The Moe Folklife Project produced 118 recorded interviews, and several hundred photographs, including colour slides and prints, black and white prints, and exhibition-quality black and white prints. About twenty interviews conducted by Gwenda Davey are housed in the National Library of Australia, and the rest of the original tapes and transcripts and the colour slides will be stored at the Centre for Gippsland Studies, Monash University (Churchill), where they will be professionally archived and available for research. Copies of all tapes and colour prints will be held at the Moe Library where the tapes may be borrowed. It is hoped that the ready availability of this material at Moe and Churchill will encourage further research and interest in traditional culture and folklife.
One of the project's objectives to produce a calendar of the traditional year in Moe could not be achieved because all funds were exhausted. It is however hoped that the calendar will eventually be produced in Moe by a local folklife research group, founded by some of the former research team plus others.
National outcomes
The original objectives for the Moe Folklife Project included two of national significance, namely the objectives that the project should:
- Demonstrate a methodology for documenting folk culture in Australia, and
- Demonstrate that further, similar projects can evolve from the Australian Cultural Development Office's cultural mapping projects.
It is believed that this report conclusively demonstrates a methodology for similar and further projects.
This report is written for the two major funding bodies for the Moe Folklife Project, the National Library of Australia and the Department of Communication and the Arts. It has discussed honestly both the successes and the difficulties encountered by the Moe Folklife Project. It is anticipated that the material in this report will be used to produce a different, public document which will emphasise, in a positive way, both methodological issues and research findings.

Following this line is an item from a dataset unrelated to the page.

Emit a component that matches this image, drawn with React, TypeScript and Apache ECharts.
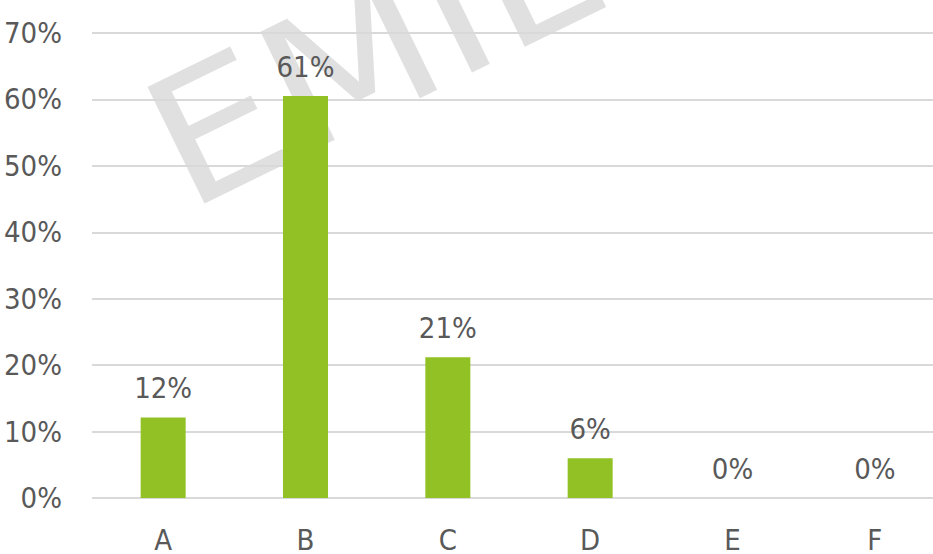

An important outcome, of national significance, is the award of a grant by the Department of Employment, Education and Training to the National Centre for Australian Studies at Monash University to develop a Graduate Diploma of Australian Folklife Studies. This Graduate Diploma is currently being written and researched, and is hoped to start in 1997. It will be Australia's first programme to train folklorists and persons able to carry out community folklife studies like the pioneering folklife project in Moe, Victoria.
ENDNOTES
".... According to the 1994 Profile of the City of Moe, a publication of the Latrobe Regional Commission, 'Moe has a lower workforce participation rate [45.6%] of those aged 15 years and over compared to the Latrobe Region [53.8%] and the state [54.7%]. This is indicative of the high numbers of elderly people and the growing number of unemployed in the City' (p.18). Source: Australian Bureau of Statistics.